### Input records
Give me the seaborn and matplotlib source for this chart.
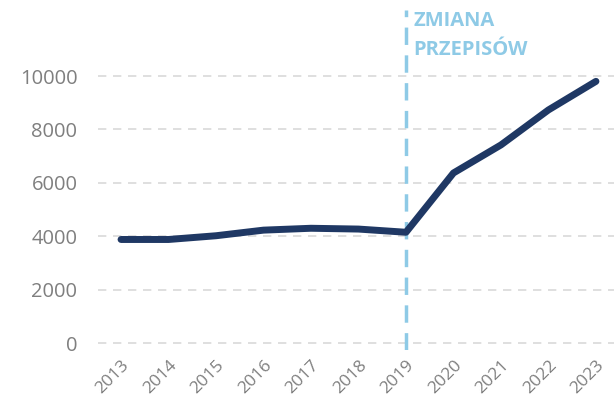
import matplotlib
matplotlib.use("Agg")
import matplotlib.pyplot as plt
import seaborn as sns
import pandas as pd

years = [2013, 2014, 2015, 2016, 2017, 2018, 2019, 2020, 2021, 2022, 2023]
values = [3880, 3880, 4020, 4230, 4300, 4270, 4150, 6370, 7420, 8730, 9800]
yticks = [0, 2000, 4000, 6000, 8000, 10000]
change_year = 2019
note = "ZMIANA\nPRZEPISÓW"

df = pd.DataFrame({"year": years, "value": values})

sns.set_style("white")
plt.rcParams["font.family"] = ["Open Sans", "DejaVu Sans"]

fig = plt.figure(figsize=(6.14, 4.01), dpi=100)
ax = fig.add_axes([0.16, 0.127, 0.84, 0.848])

for y in yticks:
    ax.axhline(y, color="#d9d9d9", lw=1.2, ls=(0, (5, 4)), zorder=0)

sns.lineplot(data=df, x="year", y="value", ax=ax, color="#1f3864", lw=5,
             solid_capstyle="round", solid_joinstyle="round", zorder=3)

ax.axvline(change_year, color="#8ecae6", lw=2.5, ls=(0, (5, 3)), zorder=2)
ax.text(change_year + 0.15, 12450, note, color="#8ecae6", fontsize=14.5,
        fontweight="bold", va="top", ha="left", linespacing=1.6)

ax.set_xlim(2012.52, 2023.38)
ax.set_ylim(-260, 12470)
ax.set_xticks(years)
ax.set_xticklabels([str(y) for y in years], rotation=45, ha="right",
                   rotation_mode="anchor")
ax.set_yticks(yticks)
ax.tick_params(axis="y", labelsize=14.5, length=0, pad=15)
ax.tick_params(axis="x", labelsize=12.5, length=0, pad=5)
for lab in ax.get_xticklabels() + ax.get_yticklabels():
    lab.set_color("#7f7f7f")
ax.set_xlabel("")
ax.set_ylabel("")
sns.despine(ax=ax, left=True, bottom=True)

fig.savefig("out.png", dpi=100)
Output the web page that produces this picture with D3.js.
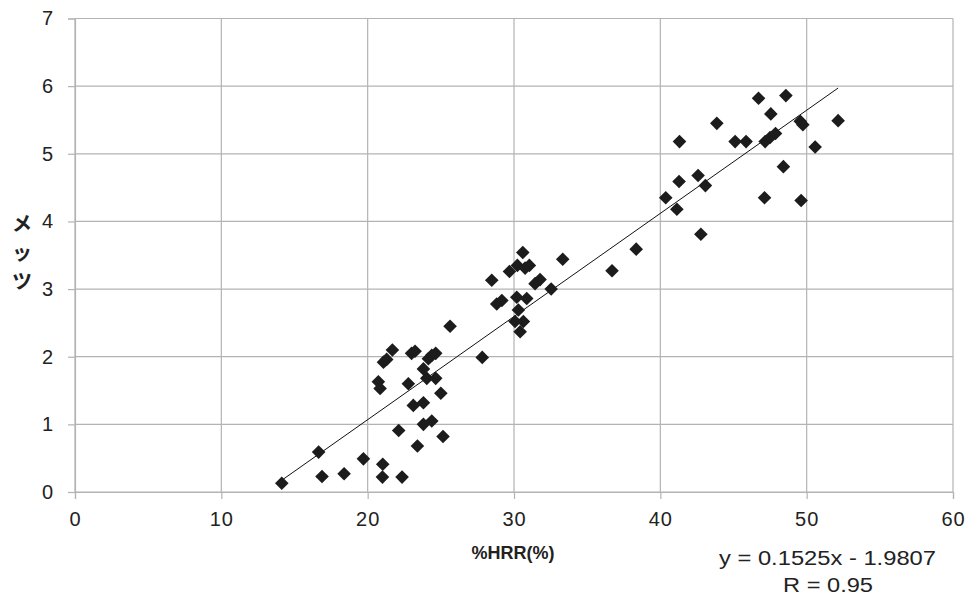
<!DOCTYPE html>
<html><head><meta charset="utf-8">
<script src="https://cdn.jsdelivr.net/npm/d3@7"></script>
<style>body{margin:0;background:#fff}svg{display:block}</style>
</head><body>
<svg id="c" width="968" height="601"></svg>
<script>
const xTicks = [0,10,20,30,40,50,60];
const yTicks = [0,1,2,3,4,5,6,7];
const xTitle = "%HRR(%)";
const yTitle = "メッツ";
const equation = "y = 0.1525x - 1.9807";
const rText = "R = 0.95";
const slope = 0.1525, intercept = -1.9807;
const hrr = [14.13,16.65,16.88,18.39,19.71,21.03,21.01,22.35,23.40,22.12,25.15,23.81,24.38,
 23.12,23.81,25.0,20.73,20.85,22.78,24.04,24.65,23.81,21.08,21.30,21.69,23.0,23.24,24.15,24.38,24.65,27.83,25.63,
 30.6,33.33,38.35,36.70,28.48,29.69,30.23,30.76,31.05,31.44,31.78,32.54,28.82,29.17,30.19,30.87,30.3,30.07,30.64,30.42,
 46.71,48.58,47.55,43.86,49.56,49.74,52.15,41.31,45.11,45.86,47.16,47.5,47.87,50.58,48.41,42.58,41.28,43.08,40.37,41.13,47.12,49.62,42.77];
const mets = [0.13,0.59,0.23,0.27,0.49,0.41,0.22,0.22,0.68,0.91,0.82,1.00,1.05,
 1.28,1.32,1.46,1.63,1.53,1.60,1.68,1.68,1.82,1.92,1.96,2.10,2.05,2.08,1.97,2.02,2.05,1.99,2.45,
 3.54,3.44,3.59,3.27,3.13,3.26,3.35,3.31,3.35,3.08,3.14,3.0,2.78,2.83,2.88,2.86,2.69,2.52,2.52,2.37,
 5.82,5.86,5.59,5.45,5.48,5.43,5.49,5.18,5.18,5.18,5.18,5.24,5.30,5.10,4.81,4.68,4.59,4.53,4.35,4.18,4.35,4.31,3.81];

const svg = d3.select("#c");
const x = d3.scaleLinear().domain([0,60]).range([75,953]);
const y = d3.scaleLinear().domain([0,7]).range([492,18.5]);
const grid = "#b3b3b3";
const font = "'Liberation Sans', Arial, sans-serif";

// gridlines
svg.append("g").selectAll("line").data(yTicks).join("line")
  .attr("x1",x(0)).attr("x2",x(60)).attr("y1",d=>y(d)).attr("y2",d=>y(d))
  .attr("stroke",grid).attr("stroke-width",1.2);
svg.append("g").selectAll("line").data(xTicks).join("line")
  .attr("y1",y(0)).attr("y2",y(7)).attr("x1",d=>x(d)).attr("x2",d=>x(d))
  .attr("stroke",grid).attr("stroke-width",1.2);

// axes
const ya = svg.append("g").attr("transform",`translate(${x(0)},0)`)
  .call(d3.axisLeft(y).tickValues(yTicks).tickSize(7).tickPadding(15).tickFormat(d3.format("d")));
const xa = svg.append("g").attr("transform",`translate(0,${y(0)})`)
  .call(d3.axisBottom(x).tickValues(xTicks).tickSize(7).tickPadding(13).tickFormat(d3.format("d")));
[ya,xa].forEach(a=>{
  a.select(".domain").attr("stroke",grid).attr("stroke-width",1.2);
  a.selectAll(".tick line").attr("stroke",grid).attr("stroke-width",1.2);
  a.selectAll(".tick text").attr("fill","#222").style("font-family",font).style("font-size","20px");
});
xa.selectAll(".tick text").style("letter-spacing","1px");

// trend line
const xmin = d3.min(hrr), xmax = d3.max(hrr);
svg.append("line")
  .attr("x1",x(xmin)).attr("y1",y(slope*xmin+intercept))
  .attr("x2",x(xmax)).attr("y2",y(slope*xmax+intercept))
  .attr("stroke","#111").attr("stroke-width",1);

// points
const pts = hrr.map((v,i)=>[v,mets[i]]);
svg.append("g").selectAll("path").data(pts).join("path")
  .attr("d", d=>{const cx=x(d[0]), cy=y(d[1]), r=6.8; return `M${cx},${cy-r}L${cx+r},${cy}L${cx},${cy+r}L${cx-r},${cy}Z`;})
  .attr("fill","#1c1c1c");

// titles
svg.append("text").attr("x",513).attr("y",559).attr("text-anchor","middle")
  .style("font-family",font).style("font-size","18px").style("font-weight","bold").attr("fill","#222")
  .text(xTitle);
const yt = svg.append("text").style("font-family","'Noto Sans CJK JP', sans-serif")
  .style("font-size","20px").style("font-weight","bold").attr("fill","#222").attr("text-anchor","middle");
const ys = [231, 260, 289];
yTitle.split("").forEach((ch,i)=>{
  yt.append("tspan").attr("x",22).attr("y",ys[i]).text(ch);
});

svg.append("text").attr("x",827.5).attr("y",565).attr("text-anchor","middle")
  .attr("textLength",217).attr("lengthAdjust","spacingAndGlyphs")
  .style("font-family",font).style("font-size","20.5px").attr("fill","#222").text(equation);
svg.append("text").attr("x",828).attr("y",592).attr("text-anchor","middle")
  .attr("textLength",90).attr("lengthAdjust","spacingAndGlyphs")
  .style("font-family",font).style("font-size","20.5px").attr("fill","#222").text(rText);
</script>
</body></html>
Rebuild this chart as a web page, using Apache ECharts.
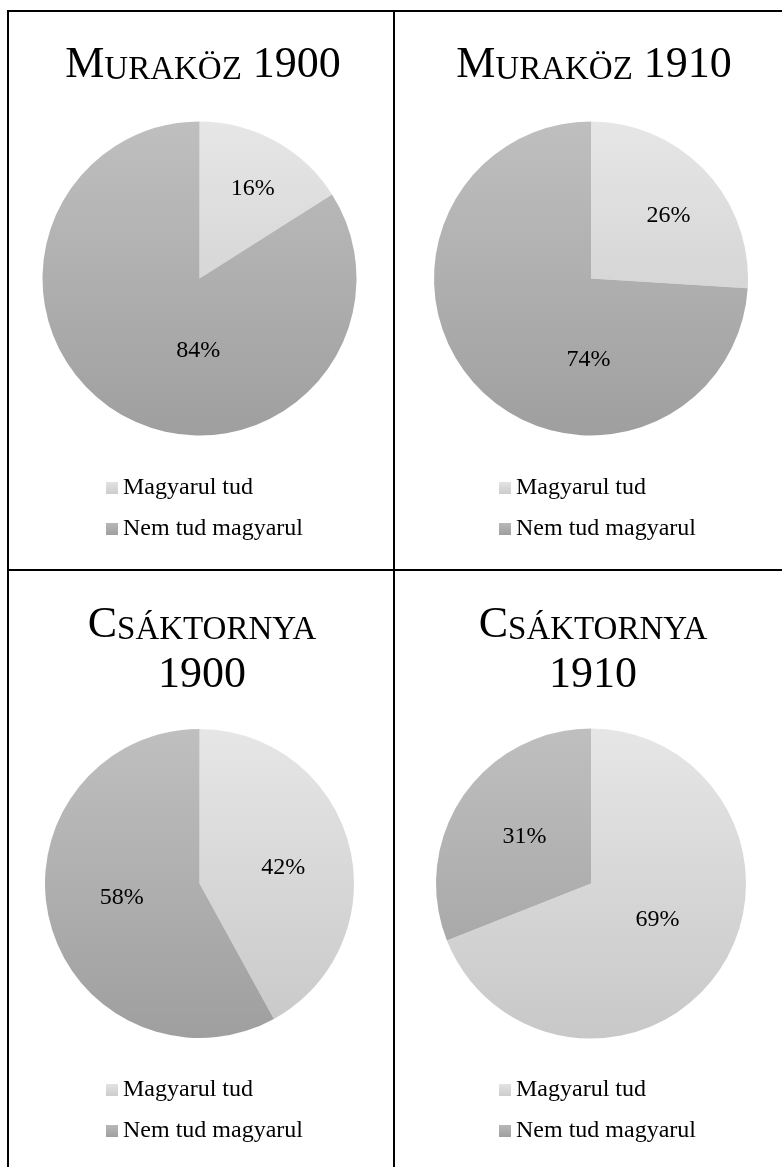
<!DOCTYPE html>
<html>
<head>
<meta charset="utf-8">
<style>html,body{margin:0;padding:0;background:#fff;}#c{width:782px;height:1167px;}</style>
<script src="https://cdn.jsdelivr.net/npm/echarts@6/dist/echarts.min.js"></script>
</head>
<body>
<div id="c"></div>
<script>
// ---- data ----
const categories = ['Magyarul tud', 'Nem tud magyarul'];
const muraköz1900 = [16, 84];
const muraköz1910 = [26, 74];
const csaktornya1900 = [42, 58];
const csaktornya1910 = [69, 31];
const titleFirst = ['M', 'M', 'C', 'C'];
const titleRest = ['URAKÖZ', 'URAKÖZ', 'SÁKTORNYA', 'SÁKTORNYA'];
const titleYear = ['1900', '1910', '1900', '1910'];

// ---- layout / style ----
const FONT = 'Liberation Serif';
const panels = [
  { values: muraköz1900,   cx: 199.5, cy: 278.5, r: 157, titleX: 203, titleTop: 37,  twoLine: false, legendX: 106, legendTop: 476,  off: [[14, -18], [38, 1]] },
  { values: muraköz1910,   cx: 591,   cy: 278.5, r: 157, titleX: 594, titleTop: 37,  twoLine: false, legendX: 499, legendTop: 476,  off: [[18, -7], [57, 25]] },
  { values: csaktornya1900, cx: 199.5, cy: 883.5, r: 154.5, titleX: 202, titleTop: 597, twoLine: true, legendX: 106, legendTop: 1078, off: [[6, 4], [0, -6]] },
  { values: csaktornya1910, cx: 591,   cy: 883.5, r: 155, titleX: 593, titleTop: 597, twoLine: true, legendX: 499, legendTop: 1078, off: [[0, -9], [0, -2]] }
];
const lightStops = ['#e6e6e6', '#c8c8c8'];
const darkStops = ['#bfbfbf', '#9f9f9f'];

function globalGrad(p, stops) {
  return { type: 'linear', x: 0, y: p.cy - p.r, x2: 0, y2: p.cy + p.r, global: true,
    colorStops: [{ offset: 0, color: stops[0] }, { offset: 1, color: stops[1] }] };
}
function localGrad(a, b) {
  return { type: 'linear', x: 0, y: 0, x2: 0, y2: 1,
    colorStops: [{ offset: 0, color: a }, { offset: 1, color: b }] };
}

const rich = {
  b: { fontFamily: FONT, fontSize: 44, fontWeight: 'normal', color: '#000', lineHeight: 50, verticalAlign: 'bottom' },
  s: { fontFamily: FONT, fontSize: 33, fontWeight: 'normal', color: '#000', lineHeight: 43, verticalAlign: 'bottom' }
};

const titles = panels.map((p, i) => ({
  text: p.twoLine
    ? '{b|' + titleFirst[i] + '}{s|' + titleRest[i] + '}\n{b|' + titleYear[i] + '}'
    : '{b|' + titleFirst[i] + '}{s|' + titleRest[i] + '}{b| ' + titleYear[i] + '}',
  left: p.titleX, top: p.titleTop, textAlign: 'center', padding: 0,
  textStyle: { rich: rich, fontFamily: FONT, fontSize: 44, fontWeight: 'normal', color: '#000', lineHeight: 50 }
}));

const legends = panels.map(p => ({
  orient: 'vertical', left: p.legendX, top: p.legendTop, padding: 0,
  itemWidth: 12, itemHeight: 12, itemGap: 17, icon: 'rect', selectedMode: false,
  textStyle: { fontFamily: FONT, fontSize: 24, color: '#000', lineHeight: 24 },
  data: [
    { name: categories[0], itemStyle: { color: localGrad('#e3e3e3', '#cccccc') } },
    { name: categories[1], itemStyle: { color: localGrad('#b8b8b8', '#9f9f9f') } }
  ]
}));

const series = panels.map(p => ({
  type: 'pie', center: [p.cx, p.cy], radius: [0, p.r], startAngle: 90, clockwise: true,
  avoidLabelOverlap: false, silent: true, animation: false,
  label: { show: true, position: 'inside', formatter: '{c}%', fontFamily: FONT, fontSize: 24, color: '#000' },
  labelLine: { show: false },
  labelLayout: function (params) { return { dx: p.off[params.dataIndex][0], dy: p.off[params.dataIndex][1] }; },
  itemStyle: { borderWidth: 0 },
  data: p.values.map((v, k) => ({ name: categories[k], value: v,
    itemStyle: { color: globalGrad(p, k === 0 ? lightStops : darkStops) } }))
}));

const lineStyle = { stroke: '#000', lineWidth: 2 };
const graphic = [
  { type: 'line', shape: { x1: 7, y1: 11, x2: 782, y2: 11 }, style: lineStyle, silent: true },
  { type: 'line', shape: { x1: 8, y1: 10, x2: 8, y2: 1167 }, style: lineStyle, silent: true },
  { type: 'line', shape: { x1: 394, y1: 10, x2: 394, y2: 1167 }, style: lineStyle, silent: true },
  { type: 'line', shape: { x1: 7, y1: 570, x2: 782, y2: 570 }, style: lineStyle, silent: true }
];

const chart = echarts.init(document.getElementById('c'), null, { renderer: 'canvas' });
chart.setOption({
  backgroundColor: '#fff',
  animation: false,
  title: titles,
  legend: legends,
  series: series,
  graphic: graphic
});
</script>
</body>
</html>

### Exercise goal
Where does the word "seaborn" appear in the listing? List each line that holds it.

### Final result
Give me the seaborn and matplotlib source for this chart.
import seaborn as sns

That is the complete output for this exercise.